* **THE TASK**: Pictures stay out. Extract the lines below from the first one through the line with "delta_err = [31.7, 10.4, 2.9, 2.6]", both included.

* **PROVIDED DATA**:
= = = = =
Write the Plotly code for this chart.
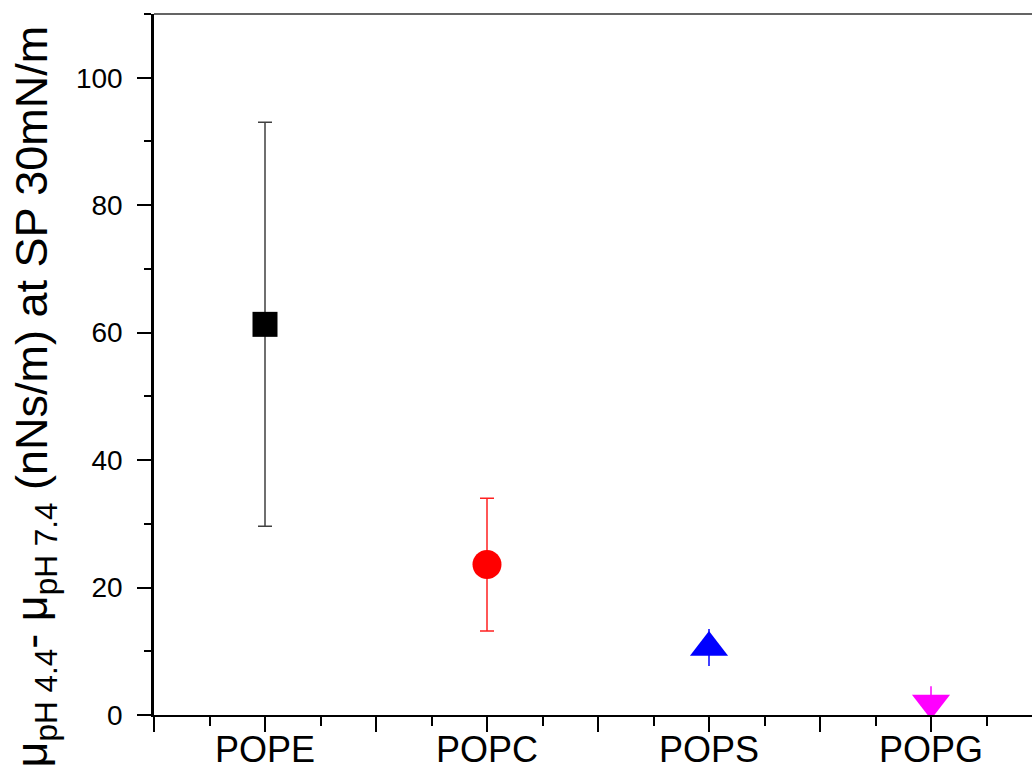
import plotly.graph_objects as go

# Lipid headgroups and the viscosity difference between pH 4.4 and pH 7.4
lipids = ["POPE", "POPC", "POPS", "POPG"]
delta_mu = [61.3, 23.6, 10.6, 1.9]
delta_err = [31.7, 10.4, 2.9, 2.6]

symbols = ["square", "circle", "triangle-up", "triangle-down"]
colors = ["#000000", "#ff0000", "#0000ff", "#ff00ff"]
err_colors = ["#404040", "#ff2020", "#0000ff", "#ff00ff"]
sizes = [25, 29, 33, 33]
cap_widths = [7, 7, 0, 0]

y_ticks = [0, 20, 40, 60, 80, 100]

FONT = "Liberation Sans, Arial, sans-serif"

positions = [i + 1 for i in range(len(lipids))]

fig = go.Figure()
for pos, name, val, err, sym, col, ecol, sz, cw in zip(
    positions, lipids, delta_mu, delta_err, symbols, colors, err_colors, sizes, cap_widths
):
    fig.add_trace(
        go.Scatter(
            x=[pos],
            y=[val],
            mode="markers",
            name=name,
            marker=dict(symbol=sym, color=col, size=sz, line=dict(width=0)),
            error_y=dict(type="data", array=[err], color=ecol, thickness=1.5, width=cw),
            showlegend=False,
        )
    )

# major ticks at categories and half-way points, minor ticks in between
major_vals = [0.5 + 0.5 * k for k in range(2 * len(lipids) + 1)]
major_text = [lipids[int(v) - 1] if float(v).is_integer() else "" for v in major_vals]
minor_vals = [0.75 + 0.5 * k for k in range(2 * len(lipids))]

fig.update_layout(
    width=1032,
    height=774,
    margin=dict(l=154, r=0, t=14, b=59),
    paper_bgcolor="white",
    plot_bgcolor="white",
    font=dict(family=FONT, color="black"),
    xaxis=dict(
        range=[0.5, 0.5 + 878 / 222],
        automargin=False,
        tickmode="array",
        tickvals=major_vals,
        ticktext=major_text,
        ticks="outside",
        ticklen=15,
        tickwidth=2,
        tickcolor="black",
        ticklabelstandoff=-13,
        tickfont=dict(size=36, family=FONT, color="black"),
        minor=dict(tickmode="array", tickvals=minor_vals, ticks="outside",
                   ticklen=9, tickwidth=2, tickcolor="black"),
        showline=True,
        linewidth=2,
        linecolor="black",
        showgrid=False,
        zeroline=False,
    ),
    yaxis=dict(
        range=[0, 110],
        automargin=False,
        tickmode="array",
        tickvals=y_ticks,
        ticks="outside",
        ticklen=14,
        tickwidth=2,
        tickcolor="black",
        ticklabelstandoff=9,
        tickfont=dict(size=28, family=FONT, color="black"),
        minor=dict(dtick=10, ticks="outside", ticklen=7, tickwidth=2, tickcolor="black"),
        showline=True,
        linewidth=2.5,
        linecolor="black",
        showgrid=False,
        zeroline=False,
    ),
    shapes=[
        dict(type="line", xref="paper", yref="paper", x0=0, x1=1, y0=1, y1=1,
             line=dict(color="#303030", width=1.3)),
    ],
    annotations=[
        dict(
            text="μ<sub>pH 4.4</sub>- μ<sub>pH 7.4</sub> (nNs/m) at SP 30mN/m",
            xref="paper", yref="paper",
            x=0, y=0.4536,
            xanchor="left", yanchor="middle",
            xshift=-150,
            textangle=-90,
            showarrow=False,
            font=dict(size=45, family=FONT, color="black"),
        )
    ],
)

fig.write_html("out.html")
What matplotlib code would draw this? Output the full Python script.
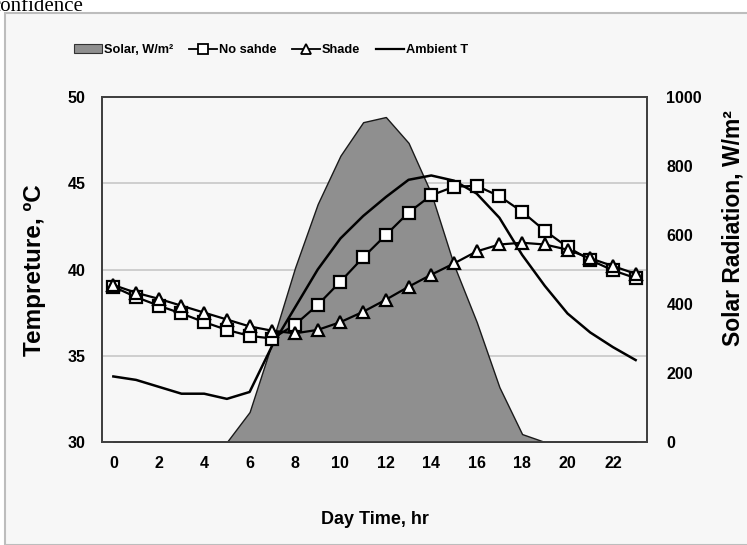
import matplotlib
matplotlib.use("Agg")
import matplotlib.pyplot as plt
from matplotlib.patches import Rectangle, Patch
from matplotlib.lines import Line2D

plt.rcParams['font.family'] = ['Liberation Sans Narrow', 'Liberation Sans', 'DejaVu Sans']
plt.rcParams['font.weight'] = 'bold'

hours = list(range(24))
solar = [0, 0, 0, 0, 0, 0, 87, 290, 505, 690, 830, 927, 942, 867, 720, 513,
         348, 159, 23, 0, 0, 0, 0, 0]
no_shade = [39.0, 38.4, 37.9, 37.45, 36.95, 36.5, 36.15, 36.0, 36.8, 37.95, 39.3, 40.7,
            42.0, 43.3, 44.3, 44.8, 44.85, 44.25, 43.35, 42.25, 41.3, 40.55, 39.95, 39.5]
shade = [39.1, 38.65, 38.3, 37.9, 37.5, 37.1, 36.7, 36.45, 36.3, 36.5, 36.95, 37.55,
         38.25, 39.0, 39.7, 40.35, 41.05, 41.45, 41.55, 41.45, 41.15, 40.65, 40.2, 39.75]
ambient = [33.8, 33.6, 33.2, 32.8, 32.8, 32.5, 32.9, 35.6, 37.8, 40.0, 41.8, 43.1,
           44.2, 45.2, 45.45, 45.15, 44.4, 43.0, 40.85, 39.05, 37.45, 36.35, 35.5, 34.75]
x_ticks = list(range(0, 23, 2))
t_ticks = [30, 35, 40, 45, 50]
s_ticks = [0, 200, 400, 600, 800, 1000]

W, H = 747, 545
fig = plt.figure(figsize=(W / 100, H / 100), dpi=100, facecolor='white')

# chart area background
fig.patches.append(Rectangle((5 / W, 0), 1.0, 1 - 13 / H, transform=fig.transFigure,
                             facecolor='#f7f7f7', edgecolor='#bdbdbd', lw=1.5, zorder=-5))
fig.text(-0.012, 1 - 11 / H, 'confidence', family='Liberation Serif', fontweight='normal',
         fontsize=15, va='baseline', ha='left')

rect = [102 / W, 1 - 442 / H, 545 / W, 345 / H]
ax1 = fig.add_axes(rect)
ax1.patch.set_visible(False)
ax1.set_zorder(1)
ax1.set_xlim(-0.5, 23.5)
ax1.set_ylim(30, 50)
ax1.set_yticks(t_ticks)
ax1.set_xticks(x_ticks)
ax1.yaxis.grid(True, color='#c8c8c8', lw=1.2)

# solar area on right axis
ax2 = ax1.twinx()
ax2.set_zorder(2)
ax2.patch.set_visible(False)
ax2.fill_between(hours, solar, 0, facecolor='#8f8f8f', edgecolor='#1a1a1a', lw=1.0)
ax2.set_ylim(0, 1000)
ax2.set_yticks(s_ticks)

# temperature lines on top
ax3 = fig.add_axes(rect, sharex=ax1, sharey=ax1)
ax3.set_zorder(3)
ax3.patch.set_visible(False)
ax3.axis('off')
ax3.plot(hours, ambient, color='black', lw=1.8)
ax3.plot(hours, no_shade, color='black', lw=1.6, marker='s', ms=8.5, mfc='white',
         mec='black', mew=1.6)
ax3.plot(hours, shade, color='black', lw=1.6, marker='^', ms=9, mfc='white',
         mec='black', mew=1.6)
ax3.set_xlim(-0.5, 23.5)
ax3.set_ylim(30, 50)

for ax in (ax1, ax2):
    for s in ax.spines.values():
        s.set_color('#404040')
        s.set_linewidth(1.3)
ax1.tick_params(axis='both', length=0, labelsize=11.5)
ax1.tick_params(axis='y', pad=12)
ax1.tick_params(axis='x', pad=10)
ax2.tick_params(axis='y', length=0, labelsize=11.5, pad=14)
for lab in ax1.get_xticklabels() + ax1.get_yticklabels() + ax2.get_yticklabels():
    lab.set_fontweight('bold')

fig.text(35 / W, 1 - 270 / H, 'Tempreture, ºC', rotation=90, ha='center', va='center',
         fontsize=17.5, fontweight='bold')
fig.text(733 / W, 1 - 228 / H, 'Solar Radiation, W/m²', rotation=90, ha='center', va='center',
         fontsize=16.5, fontweight='bold')
fig.text(375 / W, 1 - 520 / H, 'Day Time, hr', ha='center', va='center',
         fontsize=13, fontweight='bold')

handles = [
    Patch(facecolor='#8f8f8f', edgecolor='#333333', lw=0.8),
    Line2D([], [], color='black', lw=1.3, marker='s', ms=7, mfc='white', mec='black', mew=1.3),
    Line2D([], [], color='black', lw=1.3, marker='^', ms=7.5, mfc='white', mec='black', mew=1.3),
    Line2D([], [], color='black', lw=1.6),
]
labels = ['Solar, W/m²', 'No sahde', 'Shade', 'Ambient T']
fig.legend(handles, labels, loc='center', bbox_to_anchor=(271 / W, 1 - 50 / H), ncol=4,
           frameon=False, handlelength=2.2, handletextpad=0.15,
           columnspacing=1.2, prop={'weight': 'bold', 'size': 9.2})

fig.savefig('out.png', dpi=100, facecolor='white')
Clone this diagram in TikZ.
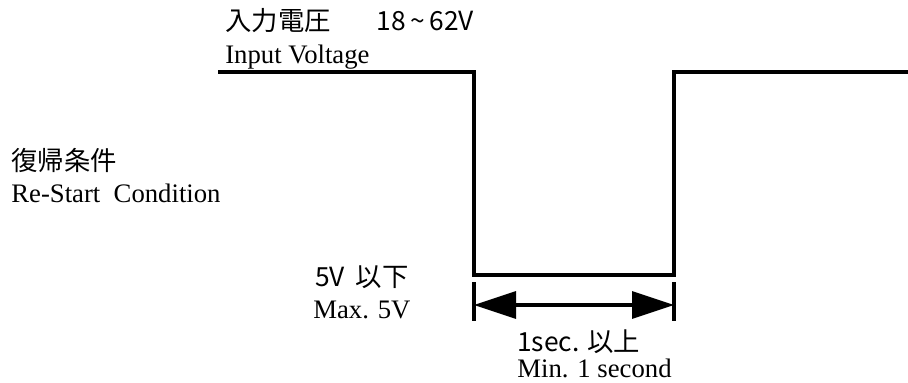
\documentclass[tikz,border=0pt]{standalone}
\usepackage{fontspec}
\setmainfont{Liberation Serif}
\newfontfamily\jpfont{Noto Sans CJK JP}
\usepackage{tikz}
\usetikzlibrary{arrows.meta,positioning}

\tikzset{
  jptext/.style={anchor=west, inner sep=0pt, font=\jpfont\fontsize{15}{17}\selectfont},
  entext/.style={anchor=west, inner sep=0pt, font=\fontsize{15.2}{17}\selectfont},
  wave/.style={line width=2.6pt, line join=miter},
  dimline/.style={line width=1.8pt}
}

\begin{document}
\begin{tikzpicture}[x=0.02cm, y=-0.02cm]
\useasboundingbox (0,0) rectangle (908,382);
% waveform corners
\coordinate (w0) at (218,72);
\coordinate (w1) at (474,72);
\coordinate (w2) at (474,275);
\coordinate (w3) at (674,275);
\coordinate (w4) at (674,72);
\coordinate (w5) at (908,72);
\draw[wave] (w0) -- (w1) -- (w2) -- (w3) -- (w4) -- (w5);
% dimension of the off time
\coordinate (d1) at (474,282);
\coordinate (d2) at (474,321);
\coordinate (d3) at (674,282);
\coordinate (d4) at (674,321);
\draw[dimline] (d1) -- (d2);
\draw[dimline] (d3) -- (d4);
\coordinate (a1) at (474,305);
\coordinate (a2) at (674,305);
\draw[dimline, {Triangle[length=0.84cm, width=0.54cm]}-{Triangle[length=0.84cm, width=0.54cm]}] (a1) -- (a2);
% labels
\node[jptext] (vin) at (225,21) {入力電圧\hspace{1.75em}18\,\textasciitilde\,62V};
\node[entext] (vinen) at (225,57) {Input Voltage};
\node[jptext] (rst) at (11,160) {復帰条件};
\node[entext] (rsten) at (11,193) {Re-Start\ \ Condition};
\node[jptext] (low) at (315,277) {5V\hspace{0.4em}以下};
\node[entext] (lowen) at (313,310) {Max. 5V};
\node[jptext] (tmin) at (517,342) {1sec. 以上};
\node[entext] (tminen) at (517,368) {Min. 1 second};
\end{tikzpicture}
\end{document}
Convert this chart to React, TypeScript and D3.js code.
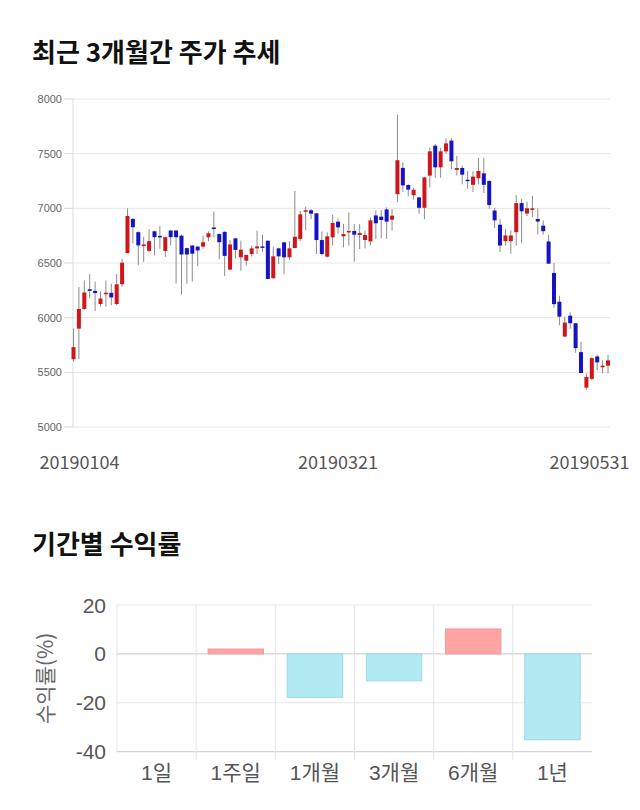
import React from "react";
import * as d3 from "d3";

// ---- Candlestick data (daily, 2019-01-04 .. 2019-05-31) ----
const opens = [
  5620, 5900, 6080, 6260, 6245, 6125, 6215, 6227, 6125, 6306,
  6590, 6903, 6782, 6655, 6610, 6790, 6748, 6610, 6797, 6797,
  6750, 6636, 6660, 6650, 6650, 6735, 6825, 6765, 6785, 6440,
  6725, 6552, 6521, 6582, 6634, 6652, 6704, 6360, 6634, 6689,
  6552, 6637, 6720, 6970, 6982, 6954, 6710, 6558, 6735, 6878,
  6744, 6781, 6793, 6756, 6710, 6698, 6935, 6924, 6990, 6896,
  7130, 7370, 7213, 7120, 7100, 7005, 7299, 7573, 7375, 7521,
  7619, 7351, 7369, 7262, 7215, 7275, 7320, 7250, 6980, 6850,
  6700, 6700, 6782, 7048, 6952, 7000, 6903, 6842, 6697, 6409,
  6146, 5827, 6018, 5949, 5685, 5360, 5440, 5645, 5546, 5561,
];
const highs = [
  5900, 6280, 6340, 6400, 6330, 6240, 6340, 6310, 6400, 6540,
  7000, 6910, 6790, 6740, 6810, 6795, 6840, 6740, 6800, 6800,
  6760, 6640, 6665, 6655, 6750, 6790, 6970, 6770, 6790, 6710,
  6730, 6705, 6580, 6660, 6796, 6760, 6704, 6650, 6640, 6695,
  6700, 7160, 6975, 7015, 6994, 6960, 6790, 6780, 6940, 6905,
  6857, 6963, 6857, 6857, 6796, 6915, 6979, 6985, 7010, 6994,
  7857, 7420, 7220, 7190, 7105, 7285, 7555, 7590, 7555, 7640,
  7640, 7480, 7390, 7340, 7340, 7460, 7460, 7260, 7005, 6900,
  6810, 6800, 7121, 7085, 7060, 7115, 7000, 6890, 6760, 6500,
  6200, 6010, 6050, 5950, 5780, 5490, 5640, 5660, 5610, 5660,
];
const lows = [
  5600, 5620, 6070, 6180, 6060, 6100, 6100, 6115, 6115, 6282,
  6590, 6680, 6480, 6510, 6600, 6570, 6630, 6555, 6660, 6312,
  6210, 6310, 6330, 6470, 6630, 6700, 6735, 6535, 6380, 6430,
  6540, 6430, 6475, 6560, 6582, 6600, 6354, 6360, 6491, 6399,
  6530, 6637, 6700, 6800, 6900, 6582, 6570, 6550, 6660, 6765,
  6643, 6659, 6512, 6628, 6634, 6660, 6719, 6725, 6720, 6796,
  7055, 7150, 7110, 7080, 6950, 6900, 7190, 7280, 7280, 7500,
  7360, 7300, 7220, 7180, 7150, 7220, 7140, 6995, 6820, 6600,
  6660, 6585, 6660, 6680, 6930, 6920, 6760, 6760, 6490, 6090,
  5930, 5820, 5900, 5680, 5490, 5340, 5430, 5520, 5490, 5490,
];
const closes = [
  5730, 6080, 6230, 6245, 6225, 6175, 6228, 6185, 6305, 6503,
  6930, 6827, 6661, 6670, 6700, 6736, 6740, 6736, 6736, 6736,
  6578, 6578, 6585, 6615, 6690, 6772, 6815, 6690, 6565, 6670,
  6620, 6622, 6573, 6634, 6652, 6643, 6354, 6561, 6561, 6552,
  6634, 6740, 6945, 6982, 6951, 6710, 6582, 6744, 6866, 6826,
  6765, 6793, 6759, 6774, 6756, 6890, 6863, 6893, 6878, 6933,
  7440, 7210, 7171, 7170, 7005, 7283, 7521, 7375, 7521, 7594,
  7430, 7369, 7308, 7250, 7290, 7342, 7215, 7030, 6890, 6660,
  6752, 6752, 7048, 6973, 7000, 7000, 6879, 6791, 6494, 6124,
  6009, 5955, 5949, 5721, 5494, 5458, 5630, 5591, 5561, 5609,
];
const priceTicks = [5000, 5500, 6000, 6500, 7000, 7500, 8000];
const dateLabels = ["20190104", "20190321", "20190531"];
const dateLabelIndex = [0, 49, 99];

// ---- Period returns ----
const periods = ["1일", "1주일", "1개월", "3개월", "6개월", "1년"];
const returns = [0, 2.0, -17.8, -11.0, 10.2, -35.1];
const returnTicks = [20, 0, -20, -40];

const W = 640;
const H = 810;
const KR = "'Noto Sans CJK KR', 'Noto Sans', sans-serif";
const NUM = "'Liberation Sans', Arial, 'Noto Sans CJK KR', sans-serif";

export default function App() {
  // top chart scales
  const plotL = 73;
  const plotR = 610;
  const y = d3.scaleLinear().domain([5000, 8000]).range([427, 99]);
  const x = d3.scaleLinear().domain([0, opens.length - 1]).range([73.5, 608]);
  const bodyW = 4;

  // bottom chart scales
  const y2 = d3.scaleLinear().domain([-40, 20]).range([751.7, 605]);
  const x2 = d3.scaleBand<string>().domain(periods).range([117, 592]).padding(0);
  const barW = x2.bandwidth() * 0.7;

  const labelHalf = 39.5;
  const clampX = (v: number) => Math.max(40 + labelHalf, Math.min(629 - labelHalf, v));

  return (
    <svg
      width={W}
      height={H}
      viewBox={`0 0 ${W} ${H}`}
      style={{ position: "absolute", left: 0, top: 0, background: "#fff" }}
    >
      <rect x={0} y={0} width={W} height={H} fill="#fff" />
      {/* Title 1 */}
      <text x={32} y={62} fontFamily={KR} fontWeight={700} fontSize={26} fill="#111">
        최근 3개월간 주가 추세
      </text>

      {/* grid */}
      {priceTicks.map((t) => (
        <g key={t}>
          <line x1={plotL} x2={plotR} y1={y(t)} y2={y(t)} stroke="#e6e6e6" strokeWidth={1} />
          <line x1={64} x2={plotL} y1={y(t)} y2={y(t)} stroke="#d8d8d8" strokeWidth={1} />
          <text
            x={62}
            y={y(t)}
            dy="0.35em"
            textAnchor="end"
            fontFamily={NUM}
            fontSize={11}
            fill="#666"
          >
            {t}
          </text>
        </g>
      ))}
      <line x1={plotL} x2={plotL} y1={y(8000)} y2={y(5000)} stroke="#dcdcdc" strokeWidth={1} />

      {/* candles */}
      {opens.map((o, i) => {
        const c = closes[i];
        const up = c >= o;
        const cx = x(i);
        const top = y(Math.max(o, c));
        const bot = y(Math.min(o, c));
        const color = up ? "#d0161b" : "#1414c4";
        return (
          <g key={i}>
            <line x1={cx} x2={cx} y1={y(highs[i])} y2={y(lows[i])} stroke="#8c8c8c" strokeWidth={1} />
            <rect x={cx - bodyW / 2} y={top} width={bodyW} height={Math.max(1.5, bot - top)} fill={color} />
          </g>
        );
      })}

      {/* date labels */}
      {dateLabels.map((d, k) => (
        <text
          key={d}
          x={clampX(x(dateLabelIndex[k]))}
          y={469}
          textAnchor="middle"
          fontFamily={KR}
          fontSize={18}
          fill="#555"
        >
          {d}
        </text>
      ))}

      {/* Title 2 */}
      <text x={32} y={554} fontFamily={KR} fontWeight={700} fontSize={26} fill="#111">
        기간별 수익률
      </text>

      {/* returns grid */}
      {returnTicks.map((t) => (
        <g key={t}>
          <line
            x1={117}
            x2={592}
            y1={y2(t)}
            y2={y2(t)}
            stroke={t === 0 || t === -40 ? "#c8c8c8" : "#e6e6e6"}
            strokeWidth={1}
          />
          <text
            x={106}
            y={y2(t)}
            dy="0.36em"
            textAnchor="end"
            fontFamily={NUM}
            fontSize={21}
            fill="#555"
          >
            {t}
          </text>
        </g>
      ))}
      {periods.map((p, i) => (
        <line
          key={p}
          x1={x2(p)!}
          x2={x2(p)!}
          y1={605}
          y2={i === 0 ? y2(-40) : 760}
          stroke="#e3e3e3"
          strokeWidth={1}
        />
      ))}

      {/* bars */}
      {periods.map((p, i) => {
        const v = returns[i];
        if (v === 0) return null;
        const cx = x2(p)! + x2.bandwidth() / 2;
        const top = y2(Math.max(0, v));
        const bot = y2(Math.min(0, v));
        const pos = v > 0;
        return (
          <rect
            key={p}
            x={cx - barW / 2}
            y={top}
            width={barW}
            height={bot - top}
            fill={pos ? "#ffa3a3" : "#b1eaf3"}
            stroke={pos ? "#f59a9a" : "#9fd8e2"}
            strokeWidth={1}
          />
        );
      })}

      {/* x labels */}
      {periods.map((p) => (
        <text
          key={p}
          x={x2(p)! + x2.bandwidth() / 2}
          y={780}
          textAnchor="middle"
          fontFamily={NUM}
          fontSize={21}
          fill="#555"
        >
          {p}
        </text>
      ))}

      {/* y axis title */}
      <text
        transform={`translate(53, ${y2(-10)}) rotate(-90)`}
        textAnchor="middle"
        fontFamily={KR}
        fontSize={21}
        fill="#666"
      >
        수익률(%)
      </text>
    </svg>
  );
}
= = = = =
* **PROBLEM SOLUTION**:
Write the Plotly code for this chart.
import plotly.graph_objects as go

# Lipid headgroups and the viscosity difference between pH 4.4 and pH 7.4
lipids = ["POPE", "POPC", "POPS", "POPG"]
delta_mu = [61.3, 23.6, 10.6, 1.9]
delta_err = [31.7, 10.4, 2.9, 2.6]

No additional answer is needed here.